The left-hand side of the book gave a sudden jerk. Edwin said, “Got it.” His small storm of a spell sank into the pages, which began to turn themselves backwards as if flicked by a giant and impatient hand. Back and back.
And then, sudden as snapped fingers, the air was still.
Edwin rushed forward, still disentangling his string, and ran a finger eagerly down the page. “Enid, Enid—there! Look at that. She did request her own box. She used her married name to request it, but it’s registered under her birth name.”
“How do you think she got in?” asked Adelaide. “She must have needed privacy, like us.”
“I could live to be a hundred and not know half of what the Forsythia Club could do,” said Edwin. “All right. Ugh, Robin, can you—thank you.”

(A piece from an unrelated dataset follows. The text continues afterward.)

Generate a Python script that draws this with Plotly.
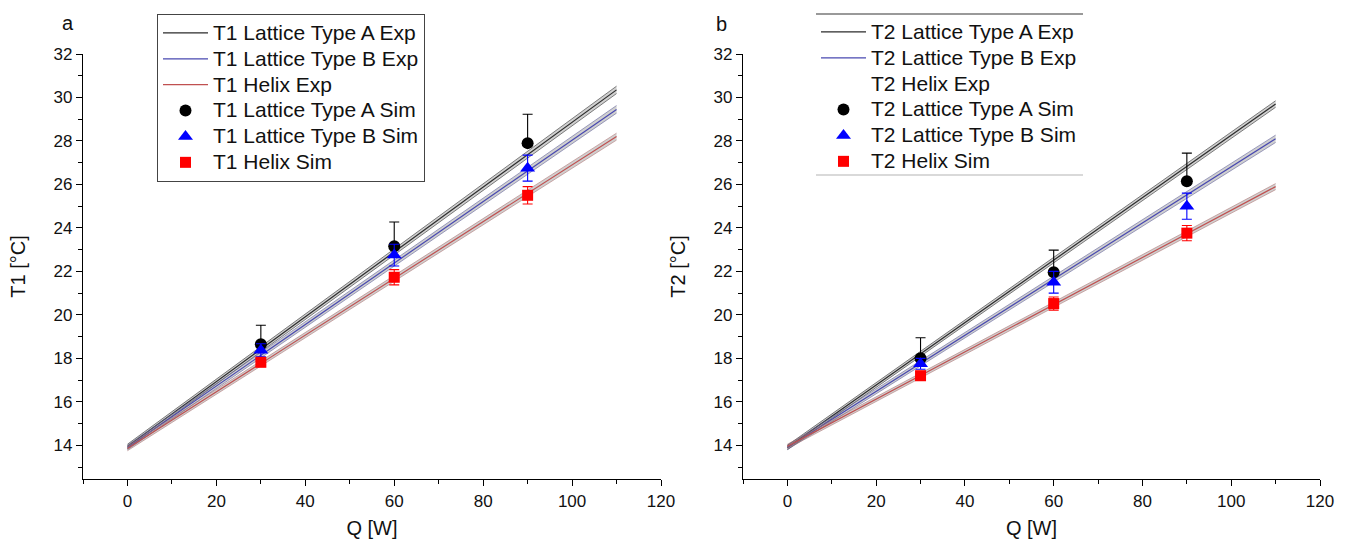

Robin lifted a chunk of the pages in order to turn the book back to where the ribbon indicated the present day. It was unwieldy and looked heavy; the muscles in his forearms bunched where they emerged from his casually rolled-back sleeves.
“Show-off,” murmured Adelaide.
Robin winked at her and let the pages collapse into place. Edwin ran his fingers through the motions of another spell, rehearsing, and then began it in earnest. This one looked simpler. A pen that lay in a holder in one corner of the table lifted itself into the air and hovered over the first column.
“Edwin John Courcey,” said Edwin. There was no getting around someone’s name going in the book. All that mattered was that they found the box and got out.
The pen wrote his name, and then the name Enid Charlotte May Blackwood, and then Edwin’s hands glowed red and an answering red light sprang up, a ribbon reaching to the ceiling, in the gloom of the stacks.
“Your work, Edwin,” said Jack. “You do the honours.”
Edwin looked hectic with the pleasure of solving a puzzle. He muttered, “It still might—I might still be wrong,” but he hurried away between the shelves and returned shortly with a wooden box in his hands.
Robin gave Edwin’s arm a silent squeeze, and Adelaide made an impatient motion. Jack’s pulse surprised him by picking up. He wasn’t entirely immune to a good puzzle himself. He contented himself with leaning against the wall to give his leg a break—it had been grumbling these past few days—and saying, “Not to fault your sense of the theatric, Edwin, but we are under some time pressure here.”
“Shut up, Hawthorn,” said Edwin absently. He set the box on top of the open record book and removed the lid.
This box was not lined with velvet. It was lined with a familiar beige substance, subtly textured.
“Cork?” said Robin.
“The only wood that’s completely inert to magic. And I’d bet anything the outer box is rowan,” said Edwin. “That’s why it hasn’t been doing anything to the magic in this place. And why they haven’t managed to triangulate it yet.”